Othello in de Munt

De Linie 7 Feb 1964Dutch

item doc

Tijdens de voorstelling van Othello heb ik mij voortdurend zitten afvragen – met het gevoel van onbehagen dat alle science-fiction-mijmeringen begeleidt – of ik nu werkelijk in een andere eeuw terecht was gekomen. Op de scène, een kolossaal decor, met trappen, bogen, hellende vlakken, en in de verte (bewegende!) donderwolken. Alles overgoten met indrukwekkende bliksemschichten (van het lichtorgel) en dondergeroffel (uit de orkestbak). In dit decor raakt een leger figuranten en choristen in een kunstzinnige paniek. Het staat geen minuut stil. Dit is de openingsscène van de opera van Verdi zoals regisseur Sandro Sequi, dirigent Alberto Erede en decorateur Thierry Bosquet hem brachten in de Munt. De volgende bedrijven worden in dezelfde stijl behandeld: stoere decors met eindeloze perspectieven, fakkels die indrukwekkende schaduwen op de muren werpen, hoge baldakijnen, steile trappen, een conventioneel doorvoeld spel van hoofdvertolkers en figuratie. Het werd een historisch curiosum: de Renaissance van Shakespeare gezien door een laat-romantische bril.

Natuurlijk moeten de opera’s van Verdi opgevoerd worden in een zekere stijl. Maar moet men daarom per se terug willen naar een getrouwe archeologische reconstructie? Opvoeren betekent toch ‘actualiseren’, voelbaar maken voor de tijd waarin we leven. Of zouden we terug op weg zijn naar een (nieuwe) ‘neo’-periode?
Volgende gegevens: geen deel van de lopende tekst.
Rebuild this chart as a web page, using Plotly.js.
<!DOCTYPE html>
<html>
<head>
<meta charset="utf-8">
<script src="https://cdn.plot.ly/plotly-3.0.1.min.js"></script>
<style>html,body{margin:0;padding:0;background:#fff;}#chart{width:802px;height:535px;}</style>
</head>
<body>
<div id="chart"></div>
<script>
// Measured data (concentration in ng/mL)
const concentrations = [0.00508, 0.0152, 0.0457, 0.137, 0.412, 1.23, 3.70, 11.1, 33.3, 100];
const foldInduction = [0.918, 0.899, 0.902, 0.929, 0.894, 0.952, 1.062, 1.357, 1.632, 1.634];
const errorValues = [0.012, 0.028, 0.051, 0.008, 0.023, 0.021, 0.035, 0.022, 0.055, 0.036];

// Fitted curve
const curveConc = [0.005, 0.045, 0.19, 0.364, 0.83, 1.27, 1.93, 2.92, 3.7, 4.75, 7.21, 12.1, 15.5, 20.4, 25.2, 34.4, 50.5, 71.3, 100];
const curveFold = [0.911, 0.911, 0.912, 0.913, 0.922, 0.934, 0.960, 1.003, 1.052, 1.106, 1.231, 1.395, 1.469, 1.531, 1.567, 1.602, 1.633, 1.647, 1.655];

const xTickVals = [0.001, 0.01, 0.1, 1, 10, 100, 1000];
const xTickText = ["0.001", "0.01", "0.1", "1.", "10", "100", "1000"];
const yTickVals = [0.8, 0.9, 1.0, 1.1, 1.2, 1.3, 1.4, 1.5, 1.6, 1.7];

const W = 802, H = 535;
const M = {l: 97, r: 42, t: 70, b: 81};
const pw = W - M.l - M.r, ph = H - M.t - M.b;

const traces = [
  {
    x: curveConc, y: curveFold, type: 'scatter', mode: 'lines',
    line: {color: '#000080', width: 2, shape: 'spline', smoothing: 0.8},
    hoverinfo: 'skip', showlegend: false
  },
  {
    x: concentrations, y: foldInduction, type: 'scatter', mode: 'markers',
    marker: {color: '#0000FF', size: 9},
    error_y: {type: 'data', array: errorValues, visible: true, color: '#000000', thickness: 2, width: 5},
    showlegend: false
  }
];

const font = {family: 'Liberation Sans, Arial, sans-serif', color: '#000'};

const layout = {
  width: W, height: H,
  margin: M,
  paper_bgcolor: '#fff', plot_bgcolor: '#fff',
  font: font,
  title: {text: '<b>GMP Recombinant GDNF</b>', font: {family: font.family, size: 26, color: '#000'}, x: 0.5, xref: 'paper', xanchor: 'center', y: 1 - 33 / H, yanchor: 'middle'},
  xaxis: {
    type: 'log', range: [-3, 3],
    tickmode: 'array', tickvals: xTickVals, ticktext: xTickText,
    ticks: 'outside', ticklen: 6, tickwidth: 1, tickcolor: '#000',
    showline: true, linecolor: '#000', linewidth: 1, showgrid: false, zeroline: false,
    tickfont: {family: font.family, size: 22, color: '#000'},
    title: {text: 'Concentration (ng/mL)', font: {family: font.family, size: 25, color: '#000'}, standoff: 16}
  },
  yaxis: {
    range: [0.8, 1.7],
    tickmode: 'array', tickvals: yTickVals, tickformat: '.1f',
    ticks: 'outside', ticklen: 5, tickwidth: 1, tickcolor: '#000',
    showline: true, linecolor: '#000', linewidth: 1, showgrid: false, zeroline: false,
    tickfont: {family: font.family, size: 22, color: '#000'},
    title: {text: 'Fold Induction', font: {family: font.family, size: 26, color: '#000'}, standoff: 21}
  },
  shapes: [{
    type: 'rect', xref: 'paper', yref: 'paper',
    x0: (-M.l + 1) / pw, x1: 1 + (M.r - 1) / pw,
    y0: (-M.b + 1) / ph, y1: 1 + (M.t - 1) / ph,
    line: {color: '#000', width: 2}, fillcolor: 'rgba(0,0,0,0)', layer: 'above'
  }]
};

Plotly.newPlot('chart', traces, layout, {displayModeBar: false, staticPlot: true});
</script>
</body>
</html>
Er schijnt een mode te zijn voor al het romantische van de vorige eeuw. Men gaat de tekeningen van Victor Hugo herontdekken; een pocketreeks illustreert zijn boeken met gravures van Gustave Doré. En in München bouwt men een nieuwe ‘opera à l’italienne’! En als men weet dat op de 2.111 plaatsen de helft slechts een glimp van het toneel zal kunnen zien (321 rechtstaande en 104 toeschouwers helemaal niets!), dan voel ik mij toch een beetje ongezellig worden.

Ik denk aan de leden van Jeugd en Muziek die de opvoering van Othello bijwoonden, voor wie het een kennismaking was met de opera, en die zeker zullen gedacht hebben dat ‘de opera wel was zoals zij het zich ingebeeld hadden’. Met deze opvoering mag men niet de draak steken. Het kan trouwens moeilijk, want het is uiterst verzorgd werk, tot in de kleinste details, in een welomlijnde visie consequent volgehouden. Men kan alleen – onbegrijpend – het hoofd schudden. Voor de liefhebbers van de Italiaanse opera of voor amateurs van antiquiteiten, maar dan niet om dezelfde redenen, een uitzonderlijke voorstelling.